Forty-one percent refuse to give them a list of students' names, home addresses and telephone numbers.

State and local school boards increasingly protest that such information cannot be released because of federal privacy statutes, even though the law specifically does not preclude the release of such "public information."

There are 1,259,000 unemployed 18-to-24-year-old males in America today, but the recruiter gets even less help from state and local unemployment agencies. This is because the Labor Department refuses to give "placement credit" (brownie points that mean more federal funds and promotions or merit increases to counseling personnel) for referring job seekers to military careers. In 1977, Labor decided that referring unemployed young men to military recruiters might be "construed as coercing persons to serve in the armed forces." Labor won't even let military job opportunities be listed in its computerized job bank system, and the department prohibits local agencies from allocating desk space to military recruiters.

(The Pentagon's skirts are not entirely clean on this issue. About five years ago, when Labor was willing to list military jobs in its job bank, the Defense Department said it couldn't foot the $60,000-a-year bill that Labor wanted it to pay.)

The Pentagon has appealed the "placement credit" ruling three times in as many years, but Labor Secretary Ray Marshall turned down the most recent appeal, citing the Federal Employment Service's "proper role . . . as a job placement agency in carrying out its responsibilities to the civilian economy" [emphasis added].

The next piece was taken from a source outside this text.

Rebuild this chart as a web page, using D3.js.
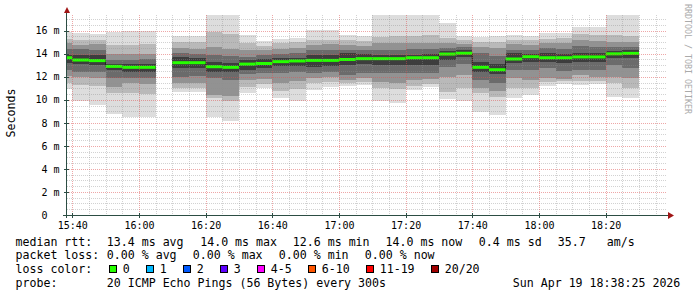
<!DOCTYPE html>
<html>
<head>
<meta charset="utf-8">
<script src="https://cdn.jsdelivr.net/npm/d3@7"></script>
<style>
  body { margin: 0; background: #fff; }
  text { font-family: "DejaVu Sans Mono", monospace; }
</style>
</head>
<body>
<div id="chart"></div>
<script>
// 5 minute steps, time = end of the interval (rrd style)
const times = ['15:40', '15:45', '15:50', '15:55', '16:00', '16:05', '16:10', '16:15', '16:20', '16:25',
  '16:30', '16:35', '16:40', '16:45', '16:50', '16:55', '17:00', '17:05', '17:10', '17:15',
  '17:20', '17:25', '17:30', '17:35', '17:40', '17:45', '17:50', '17:55', '18:00', '18:05',
  '18:10', '18:15', '18:20', '18:25', '18:30'];

// median rtt in ms, null = no data
const median = [13.65, 13.45, 13.4, 12.9, 12.82, 12.82, null, 13.22, 13.22, 12.87,
  12.82, 13.1, 13.15, 13.31, 13.37, 13.42, 13.42, 13.5, 13.57, 13.57,
  13.57, 13.65, 13.65, 13.97, 14.04, 12.82, 12.61, 13.54, 13.74, 13.65,
  13.65, 13.72, 13.72, 13.99, 14.03];

// smoke: 5 low edges then 5 high edges (ms), outermost pair first / last
const smoke = [
  [10.9, 11.5, 12.1, 12.6, 13.2, 13.9, 14.4, 14.9, 15.3, 15.85],
  [9.9, 11.28, 11.98, 12.41, 13.11, 13.89, 14.41, 14.76, 15.19, 15.77],
  [9.55, 11.2, 11.9, 12.4, 13.05, 13.85, 14.35, 14.8, 15.2, 15.7],
  [8.74, 10.56, 11.14, 11.87, 12.59, 13.1, 13.45, 14.0, 14.76, 15.9],
  [8.53, 10.56, 11.43, 11.87, 12.44, 13.1, 13.45, 14.0, 14.76, 16.0],
  [8.5, 10.5, 11.4, 11.9, 12.4, 13.1, 13.5, 14.0, 14.8, 16.0],
  null,
  [10.7, 11.0, 11.43, 12.0, 12.75, 13.7, 14.04, 14.47, 15.04, 15.5],
  [10.7, 11.05, 11.5, 12.05, 12.8, 13.65, 14.0, 14.45, 15.0, 15.5],
  [8.53, 10.13, 10.42, 11.87, 12.44, 13.3, 13.9, 14.6, 15.9, 18.0],
  [8.19, 9.9, 10.3, 11.7, 12.4, 13.2, 13.8, 14.4, 15.7, 18.0],
  [10.56, 11.14, 11.72, 12.24, 12.59, 13.45, 13.74, 14.3, 14.9, 15.6],
  [11.0, 11.4, 11.8, 12.3, 12.8, 13.5, 13.9, 14.3, 14.7, 15.1],
  [10.13, 10.8, 11.5, 12.3, 12.9, 13.6, 14.0, 14.45, 14.9, 15.25],
  [9.92, 10.9, 11.6, 12.4, 12.95, 13.65, 14.05, 14.5, 15.0, 15.4],
  [10.85, 11.43, 11.87, 12.3, 12.87, 13.9, 14.3, 14.76, 15.19, 16.06],
  [11.1, 11.55, 12.0, 12.4, 12.95, 13.9, 14.35, 14.8, 15.2, 16.1],
  [11.2, 11.5, 11.72, 12.15, 13.02, 14.04, 14.3, 14.76, 15.2, 15.6],
  [11.28, 11.55, 11.9, 12.3, 13.1, 13.95, 14.3, 14.7, 15.1, 15.5],
  [9.92, 11.0, 11.57, 12.3, 13.02, 13.89, 14.32, 14.9, 15.48, 18.2],
  [9.7, 10.9, 11.5, 12.3, 13.0, 13.9, 14.35, 14.9, 15.5, 18.2],
  [10.85, 11.2, 11.72, 12.3, 13.02, 13.89, 14.38, 14.9, 15.5, 18.0],
  [11.08, 11.4, 11.8, 12.3, 13.0, 13.95, 14.4, 14.9, 15.6, 18.0],
  [10.04, 10.7, 12.0, 12.87, 13.45, 14.25, 14.5, 14.9, 15.34, 16.64],
  [9.9, 11.0, 12.15, 13.1, 13.7, 14.3, 14.55, 14.8, 15.2, 15.54],
  [8.97, 10.56, 11.0, 11.72, 12.44, 13.31, 14.04, 14.6, 15.04, 15.48],
  [8.68, 10.2, 10.8, 11.5, 12.2, 13.1, 13.8, 14.5, 15.0, 15.5],
  [10.13, 11.0, 11.87, 12.59, 13.17, 14.04, 14.3, 14.8, 15.2, 15.6],
  [10.42, 11.0, 11.72, 12.59, 13.31, 14.0, 14.3, 14.76, 15.2, 15.55],
  [11.2, 11.57, 11.87, 12.73, 13.31, 14.09, 14.47, 14.9, 15.3, 15.77],
  [11.37, 11.6, 11.8, 12.5, 13.2, 14.0, 14.45, 14.9, 15.4, 15.8],
  [11.28, 11.66, 12.15, 12.6, 13.3, 14.1, 14.67, 15.19, 15.7, 16.3],
  [11.35, 11.6, 12.0, 12.6, 13.3, 14.1, 14.6, 15.1, 15.6, 16.3],
  [10.27, 11.49, 12.0, 13.0, 13.6, 14.26, 14.6, 15.04, 15.6, 18.0],
  [10.13, 11.0, 11.9, 12.8, 13.6, 14.3, 14.6, 15.0, 15.5, 18.0]
];

const yTicks = [0, 2, 4, 6, 8, 10, 12, 14, 16];
const rttItems = ['13.4 ms avg', '14.0 ms max', '12.6 ms min', '14.0 ms now', '0.4 ms sd', '35.7', 'am/s'];
const lossItems = ['0.00 % avg', '0.00 % max', '0.00 % min', '0.00 % now'];
const lossLabels = ['0', '1', '2', '3', '4-5', '6-10', '11-19', '20/20'];
const lossColors = ['#26ff00', '#00b8ff', '#0059ff', '#5e00ff', '#ff00ff', '#ff5500', '#ff0000', '#a00000'];
const probeText = '20 ICMP Echo Pings (56 Bytes) every 300s';
const stampText = 'Sun Apr 19 18:38:25 2026';

const day = s => {
  const p = s.split(':').map(Number);
  return new Date(2026, 3, 19, p[0], p[1], p[2] || 0);
};
const start = day('15:38:25'), end = day('18:38:25');

const width = 697, height = 297;
const pLeft = 67, pRight = 667, pTop = 15, pBottom = 215;

const x = d3.scaleTime().domain([start, end]).range([pLeft, pRight]);
const y = d3.scaleLinear().domain([0, 17.36]).range([pBottom, pTop]);

const svg = d3.select('#chart').append('svg')
    .attr('width', width)
    .attr('height', height);

svg.append('clipPath').attr('id', 'plot')
  .append('rect')
    .attr('x', pLeft).attr('y', pTop)
    .attr('width', pRight - pLeft).attr('height', pBottom - pTop);

// columns
const cols = times.map((t, i) => {
  let t1 = day(t);
  let t0 = new Date(Math.max(+t1 - 300000, +start));
  return { t0, t1, m: median[i], s: smoke[i] };
});

const shades = ['#dddddd', '#b9b9b9', '#929292', '#6b6b6b', '#3d3d3d'];
const bands = [];
cols.forEach(c => {
  if (!c.s) return;
  for (let k = 0; k < 5; k++) {
    bands.push({ t0: c.t0, t1: c.t1, lo: c.s[k], hi: c.s[9 - k], k });
  }
});

const plot = svg.append('g').attr('clip-path', 'url(#plot)');

plot.selectAll('rect.smoke')
  .data(bands)
  .join('rect')
    .attr('class', 'smoke')
    .attr('x', d => x(d.t0))
    .attr('width', d => x(d.t1) - x(d.t0))
    .attr('y', d => y(d.hi))
    .attr('height', d => y(d.lo) - y(d.hi))
    .attr('fill', d => shades[d.k])
    .attr('shape-rendering', 'crispEdges');

// thin dark step line under the median
const pts = [];
cols.forEach(c => {
  pts.push({ t: c.t0, m: c.m });
  pts.push({ t: c.t1, m: c.m });
});
plot.append('path')
  .datum(pts)
  .attr('fill', 'none')
  .attr('stroke', '#202020')
  .attr('stroke-width', 1)
  .attr('d', d3.line().defined(d => d.m != null).x(d => x(d.t)).y(d => y(d.m)));

plot.selectAll('line.med')
  .data(cols.filter(c => c.m != null))
  .join('line')
    .attr('class', 'med')
    .attr('x1', d => x(d.t0))
    .attr('x2', d => x(d.t1))
    .attr('y1', d => y(d.m))
    .attr('y2', d => y(d.m))
    .attr('stroke', lossColors[0])
    .attr('stroke-width', 3);

// grid on top of the smoke
const grid = svg.append('g').attr('shape-rendering', 'crispEdges').attr('stroke-dasharray', '1,1');
const minorY = d3.range(0.5, 17.36, 0.5).filter(v => v % 2 !== 0);
const minorX = d3.timeMinute.every(5).range(start, end).filter(d => d.getMinutes() % 20 !== 0);
const majorX = d3.timeMinute.every(20).range(start, end);

grid.selectAll('line.hy').data(minorY).join('line')
  .attr('x1', pLeft).attr('x2', pRight)
  .attr('y1', d => Math.round(y(d)) + 0.5).attr('y2', d => Math.round(y(d)) + 0.5)
  .attr('stroke', 'rgba(143,143,143,0.4)');
grid.selectAll('line.vx').data(minorX).join('line')
  .attr('y1', pTop).attr('y2', pBottom)
  .attr('x1', d => Math.round(x(d)) + 0.5).attr('x2', d => Math.round(x(d)) + 0.5)
  .attr('stroke', 'rgba(143,143,143,0.4)');
grid.selectAll('line.my').data(yTicks.slice(1)).join('line')
  .attr('x1', pLeft).attr('x2', pRight)
  .attr('y1', d => Math.round(y(d)) + 0.5).attr('y2', d => Math.round(y(d)) + 0.5)
  .attr('stroke', 'rgba(222,80,80,0.5)');
grid.selectAll('line.mx').data(majorX).join('line')
  .attr('y1', pTop).attr('y2', pBottom)
  .attr('x1', d => Math.round(x(d)) + 0.5).attr('x2', d => Math.round(x(d)) + 0.5)
  .attr('stroke', 'rgba(222,80,80,0.5)');

// axes
const axisColor = '#2c4d43', arrowColor = '#a01515';
const ax = svg.append('g').attr('shape-rendering', 'crispEdges');
ax.append('line').attr('x1', 63).attr('x2', 670).attr('y1', pBottom + 0.5).attr('y2', pBottom + 0.5)
  .attr('stroke', axisColor);
ax.append('line').attr('x1', pLeft - 0.5).attr('x2', pLeft - 0.5).attr('y1', pBottom + 3).attr('y2', 11)
  .attr('stroke', axisColor);
ax.selectAll('line.tx').data(majorX).join('line')
  .attr('x1', d => Math.round(x(d)) + 0.5).attr('x2', d => Math.round(x(d)) + 0.5)
  .attr('y1', pBottom - 2).attr('y2', pBottom + 3).attr('stroke', axisColor);
ax.selectAll('line.ty').data(yTicks).join('line')
  .attr('x1', pLeft - 3).attr('x2', pLeft + 2)
  .attr('y1', d => Math.round(y(d)) + 0.5).attr('y2', d => Math.round(y(d)) + 0.5)
  .attr('stroke', axisColor);
svg.append('path').attr('d', 'M64,13L70,13L67,7Z').attr('fill', arrowColor);
svg.append('path').attr('d', 'M668,212L668,219L674,215.5Z').attr('fill', arrowColor);

const xAxis = d3.axisBottom(x)
  .ticks(d3.timeMinute.every(20))
  .tickFormat(d3.timeFormat('%H:%M'))
  .tickSize(0).tickPadding(7);
const gx = svg.append('g').attr('transform', `translate(0,${pBottom})`).call(xAxis);
gx.select('.domain').remove();
gx.selectAll('text').attr('font-family', '"DejaVu Sans Mono", monospace').attr('font-size', 10).attr('fill', '#000');

const yAxis = d3.axisLeft(y)
  .tickValues(yTicks)
  .tickFormat(d => d === 0 ? '0' : d + ' m')
  .tickSize(0).tickPadding(7.5);
const gy = svg.append('g').attr('transform', `translate(${pLeft},0)`).call(yAxis);
gy.select('.domain').remove();
gy.selectAll('text').attr('font-family', '"DejaVu Sans Mono", monospace').attr('font-size', 10).attr('fill', '#000');
gy.selectAll('text').filter(d => d === 0).attr('x', -19.5);

svg.append('text')
  .attr('transform', 'translate(15.3,113) rotate(-90)')
  .attr('text-anchor', 'middle')
  .attr('font-size', 11.6)
  .text('Seconds');

svg.append('text')
  .attr('transform', 'translate(685,4) rotate(90)')
  .attr('font-size', 8.3)
  .attr('fill', '#aaaaaa')
  .text('RRDTOOL / TOBI OETIKER');

// legend
const lg = svg.append('g').attr('font-size', 11.6).attr('fill', '#000');
const put = (xx, yy, s) => lg.append('text').attr('x', xx).attr('y', yy).text(s);

put(15.5, 245.7, 'median rtt:');
[106.8, 200.2, 292.8, 385.5, 478.8, 557.8, 606.8].forEach((xx, i) => put(xx, 245.7, rttItems[i]));

put(15.5, 259.3, 'packet loss:');
[106.8, 192.8, 278.8, 364.8].forEach((xx, i) => put(xx, 259.3, lossItems[i]));

put(15.5, 273.3, 'loss color:');
let bx = 108.7;
lossLabels.forEach((l, i) => {
  lg.append('rect')
    .attr('x', Math.round(bx) + 0.5).attr('y', 265.5)
    .attr('width', 7).attr('height', 7)
    .attr('fill', lossColors[i])
    .attr('stroke', '#000');
  put(bx + 14, 273.3, l);
  bx += 30 + 7 * l.length;
});

put(15.5, 286.8, 'probe:');
put(106.8, 286.8, probeText);
put(512.8, 286.8, stampText);
</script>
</body>
</html>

At a time when the Pentagon has to spend almost $1,600 per person to find people willing to enlist in the armed forces, roughly 10 percent of those who do volunteer end up having to be discharged or given special waivers because of prior criminal records that recruiters cannot find out about until after the youngsters are in uniform.

This has come about as a result of the 1975 Law Enforcement Administration Act, which restricts the release of information about an individual's criminal record to law enforcement agencies, and a subsequent federal regulation which interprets the act to mean that the armed forces do not qualify as law enforcement agencies. As a result, 38 states now deny recruiters access to police records, and the Pentagon wasted millions last year recruiting volunteers who later had to be discharged or given special waivers. A presidential executive order could allow recruiters access to such data while screening new volunteers, but the Office of Management and Budget has consistently refused to ask the White House for one. It has asked the Pentagon for "hard, quantifiable data" before it will support such an executive order.

The problem is not insignificant. Last fall, for instance, the Marine Corps screened 13,000 recruits during boot camp and was dismayed when 848 of them, or 6 1/2 percent, disclosed potentially disqualifying personal history information. Of those, 358 cases appeared to involve prior police records, but the Marine Corps could verify only 152 of them because law enforcement agencies involved in the others wouldn't respond to the queries.

The Catch-22 in all of this became clear in November, when the Marine Corps' Baltimore recruiting station enlisted a volunteer named George Kalomeris. As recruiting stations routinely try to do, Kalomeris' enlistment papers were quickly checked against federal, state and local records to verify his age, social security number, high school and criminal record.

In this case, the Marine Corps was lucky: the Maryland State Police is one of the few that still cooperates with military recruiters. When officials checked Kalomeris' record, they informed the Marine Corps that they held a warrant for his arrest. He was wanted for murder -- and arrested at the recruiting station the next day when he reported for assignment to the boot camp at Parris Island.

Had Kalomeris been recruited from New York, where state and local police refuse recruiters access to criminal records, George Kalomeris today might be wearing a Marine uniform, still wanted as a murder suspect.

The location of their recruiting stations is another curse that makes the recruiter's life difficult. Federal policy requires the utilization of space already leased or available and encourages the use of downtown facilities that will contribute to the revitalization of our inner cities, a commendable social goal that has little to do with recruiting needs.

Thus, many recruiting stations are located in shabby office space miles from the suburban high schools which recruiters need to cultivate. Many are in federal buildings whose security rules require that recruiters' doors be locked at 5 p.m., when the youngsters they need to reach are getting off the basketball courts or finishing football practice. That leaves the recruiter on his own to establish contacts with potential volunteers, and he gets up to $40 a month "pin money" to help him interest, screen and "close" his prospect at the local pizza parlor, McDonald's or Gino's.

But things are looking up. A few months ago, the Army Corps of Engineers was given responsibility for finding office space for the military's 2,848 recruiting stations; recruiters are hopeful that under the corps, the location problem will improve. But some recruiters are gun-shy about another move. Last year, when the General Services Administration agreed to give up responsibility for recruiting station space, GSA sort of threw in the towel: leases weren't renewed, recruiters weren't notified and a few recruiters found themselves evicted by commericial landlords when the leases ran out, their desks literally put on the sidewalk.